Description of the task => Write each line of the material exactly as given, from the top through the line that contains "Serif, Times New", and omit all pictures.

Provided data =>
··········
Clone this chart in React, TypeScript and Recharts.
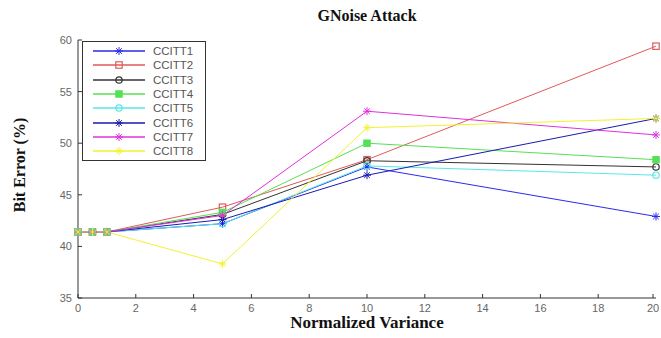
import React from 'react';
import { LineChart, Line, XAxis, YAxis, Legend } from 'recharts';

// x positions (normalized variance)
const variance = [0, 0.5, 1, 5, 10, 20];

// bit error (%) per scheme
const ccitt1 = [41.4, 41.4, 41.4, 42.2, 47.7, 42.9];
const ccitt2 = [41.4, 41.4, 41.4, 43.8, 48.4, 59.4];
const ccitt3 = [41.4, 41.4, 41.4, 43.1, 48.3, 47.7];
const ccitt4 = [41.4, 41.4, 41.4, 43.3, 50.0, 48.4];
const ccitt5 = [41.4, 41.4, 41.4, 42.2, 47.8, 46.9];
const ccitt6 = [41.4, 41.4, 41.4, 42.6, 46.9, 52.4];
const ccitt7 = [41.4, 41.4, 41.4, 43.0, 53.1, 50.8];
const ccitt8 = [41.4, 41.4, 41.4, 38.3, 51.5, 52.4];

const xTicks = [0, 2, 4, 6, 8, 10, 12, 14, 16, 18, 20];
const yTicks = [35, 40, 45, 50, 55, 60];

const series = [
  { key: 'CCITT1', values: ccitt1, color: '#2a2aee', marker: 'star' },
  { key: 'CCITT2', values: ccitt2, color: '#e05a5a', marker: 'square' },
  { key: 'CCITT3', values: ccitt3, color: '#333333', marker: 'circle' },
  { key: 'CCITT4', values: ccitt4, color: '#55e055', marker: 'fill' },
  { key: 'CCITT5', values: ccitt5, color: '#55e8e8', marker: 'circle' },
  { key: 'CCITT6', values: ccitt6, color: '#1a1ab0', marker: 'star' },
  { key: 'CCITT7', values: ccitt7, color: '#e030e0', marker: 'star' },
  { key: 'CCITT8', values: ccitt8, color: '#f2f230', marker: 'star' },
];

const data = variance.map((v, i) => {
  const row: any = { x: v };
  series.forEach((s) => (row[s.key] = s.values[i]));
  return row;
});

const TM = 6;
const tickFont = { fontFamily: 'Liberation Sans, Arial', fontSize: 11, fill: '#666' };
const serifBold = { fontFamily: 'Liberation Serif, Times New Roman', fontWeight: 'bold' as const, color: '#111' };

function Marker({ cx, cy, kind, color }: any) {
  const r = 3.2;
  if (kind === 'square')
    return <rect x={cx - r} y={cy - r} width={r * 2} height={r * 2} fill="none" stroke={color} strokeWidth={1.2} />;
  if (kind === 'circle')
    return <circle cx={cx} cy={cy} r={r} fill="none" stroke={color} strokeWidth={1.2} />;
  if (kind === 'fill')
    return <rect x={cx - r} y={cy - r} width={r * 2} height={r * 2} fill={color} stroke={color} />;
  return (
    <g stroke={color} strokeWidth={1}>
      <line x1={cx - 4} x2={cx + 4} y1={cy} y2={cy} />
      <line x1={cx} x2={cx} y1={cy - 4} y2={cy + 4} />
      <line x1={cx - 2.8} x2={cx + 2.8} y1={cy - 2.8} y2={cy + 2.8} />
      <line x1={cx - 2.8} x2={cx + 2.8} y1={cy + 2.8} y2={cy - 2.8} />
    </g>
  );
}

const BottomTick = (p: any) => (
  <g>
    <line x1={p.x} x2={p.x} y1={p.y - TM} y2={p.y - TM - 4} stroke="#333" />
    <text x={p.x} y={p.y} dy="0.71em" textAnchor="middle" {...tickFont}>{p.payload.value}</text>
  </g>
);
const TopTick = (p: any) => (
  <line x1={p.x} x2={p.x} y1={p.y + TM} y2={p.y + TM + 4} stroke="#333" />
);
const LeftTick = (p: any) => (
  <g>
    <line x1={p.x + TM} x2={p.x + TM + 4} y1={p.y} y2={p.y} stroke="#333" />
    <text x={p.x} y={p.y} dy="0.355em" textAnchor="end" {...tickFont}>{p.payload.value}</text>
  </g>
);
const RightTick = (p: any) => (
  <line x1={p.x - TM} x2={p.x - TM - 4} y1={p.y} y2={p.y} stroke="#333" />
);

const LegendBox = () => (
  <div style={{ border: '1px solid #333', background: '#fff', padding: '2px 0', width: 122 }}>
    {series.map((s) => (
      <div key={s.key} style={{ display: 'flex', alignItems: 'center', height: 14.3 }}>
        <svg width={62} height={12}>
          <line x1={10} x2={62} y1={6} y2={6} stroke={s.color} strokeWidth={1.5} />
          <Marker cx={36} cy={6} kind={s.marker} color={s.color} />
        </svg>
        <span style={{ fontFamily: 'Liberation Sans, Arial', fontSize: 11.5, color: '#555', marginLeft: 8 }}>{s.key}</span>
      </div>
    ))}
  </div>
);

export default function App() {
  return (
    <div style={{ position: 'absolute', left: 0, top: 0, width: 661, height: 338, background: '#fff' }}>
      <LineChart width={661} height={338} data={data} margin={{ top: 40, right: 5, bottom: 0, left: 30 }}>
        <XAxis dataKey="x" type="number" domain={[0, 20]} ticks={xTicks} height={40}
          axisLine={{ stroke: '#333' }} tickLine={false} tickSize={0} tickMargin={TM} tick={BottomTick} />
        <XAxis xAxisId="top" orientation="top" dataKey="x" type="number" domain={[0, 20]} ticks={xTicks} height={0}
          axisLine={{ stroke: '#333' }} tickLine={false} tickSize={0} tickMargin={TM} tick={TopTick} />
        <YAxis domain={[35, 60]} ticks={yTicks} width={48} axisLine={{ stroke: '#333' }}
          tickLine={false} tickSize={0} tickMargin={TM} tick={LeftTick} />
        <YAxis yAxisId="right" orientation="right" domain={[35, 60]} ticks={yTicks} width={0}
          axisLine={{ stroke: '#333' }} tickLine={false} tickSize={0} tickMargin={TM} tick={RightTick} />
        <Legend layout="vertical" align="center" verticalAlign="middle" content={LegendBox}
          wrapperStyle={{ left: 82, top: 41, width: 124 }} />
        {series.map((s) => (
          <Line key={s.key} dataKey={s.key} stroke={s.color} strokeWidth={1} isAnimationActive={false}
            dot={(p: any) => <Marker key={`${s.key}-${p.index}`} cx={p.cx} cy={p.cy} kind={s.marker} color={s.color} />}
            activeDot={false} />
        ))}
      </LineChart>
      <div style={{ ...serifBold, position: 'absolute', left: 0, width: 734, top: 7, textAlign: 'center', fontSize: 16 }}>
        GNoise Attack
      </div>
      <div style={{ ...serifBold, position: 'absolute', left: 0, width: 734, top: 313, textAlign: 'center', fontSize: 17 }}>
        Normalized Variance
      </div>
      <div style={{ ...serifBold, position: 'absolute', left: 20, top: 165, fontSize: 16, whiteSpace: 'nowrap',
        transform: 'translate(-50%, -50%) rotate(-90deg)' }}>
        Bit Error (%)
      </div>
    </div>
  );
}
··········
Reply =>
Clone this chart in React, TypeScript and Recharts.
import React from 'react';
import { LineChart, Line, XAxis, YAxis, Legend } from 'recharts';

// x positions (normalized variance)
const variance = [0, 0.5, 1, 5, 10, 20];

// bit error (%) per scheme
const ccitt1 = [41.4, 41.4, 41.4, 42.2, 47.7, 42.9];
const ccitt2 = [41.4, 41.4, 41.4, 43.8, 48.4, 59.4];
const ccitt3 = [41.4, 41.4, 41.4, 43.1, 48.3, 47.7];
const ccitt4 = [41.4, 41.4, 41.4, 43.3, 50.0, 48.4];
const ccitt5 = [41.4, 41.4, 41.4, 42.2, 47.8, 46.9];
const ccitt6 = [41.4, 41.4, 41.4, 42.6, 46.9, 52.4];
const ccitt7 = [41.4, 41.4, 41.4, 43.0, 53.1, 50.8];
const ccitt8 = [41.4, 41.4, 41.4, 38.3, 51.5, 52.4];

const xTicks = [0, 2, 4, 6, 8, 10, 12, 14, 16, 18, 20];
const yTicks = [35, 40, 45, 50, 55, 60];

const series = [
  { key: 'CCITT1', values: ccitt1, color: '#2a2aee', marker: 'star' },
  { key: 'CCITT2', values: ccitt2, color: '#e05a5a', marker: 'square' },
  { key: 'CCITT3', values: ccitt3, color: '#333333', marker: 'circle' },
  { key: 'CCITT4', values: ccitt4, color: '#55e055', marker: 'fill' },
  { key: 'CCITT5', values: ccitt5, color: '#55e8e8', marker: 'circle' },
  { key: 'CCITT6', values: ccitt6, color: '#1a1ab0', marker: 'star' },
  { key: 'CCITT7', values: ccitt7, color: '#e030e0', marker: 'star' },
  { key: 'CCITT8', values: ccitt8, color: '#f2f230', marker: 'star' },
];

const data = variance.map((v, i) => {
  const row: any = { x: v };
  series.forEach((s) => (row[s.key] = s.values[i]));
  return row;
});

const TM = 6;
const tickFont = { fontFamily: 'Liberation Sans, Arial', fontSize: 11, fill: '#666' };
const serifBold = { fontFamily: 'Liberation Serif, Times New Roman', fontWeight: 'bold' as const, color: '#111' };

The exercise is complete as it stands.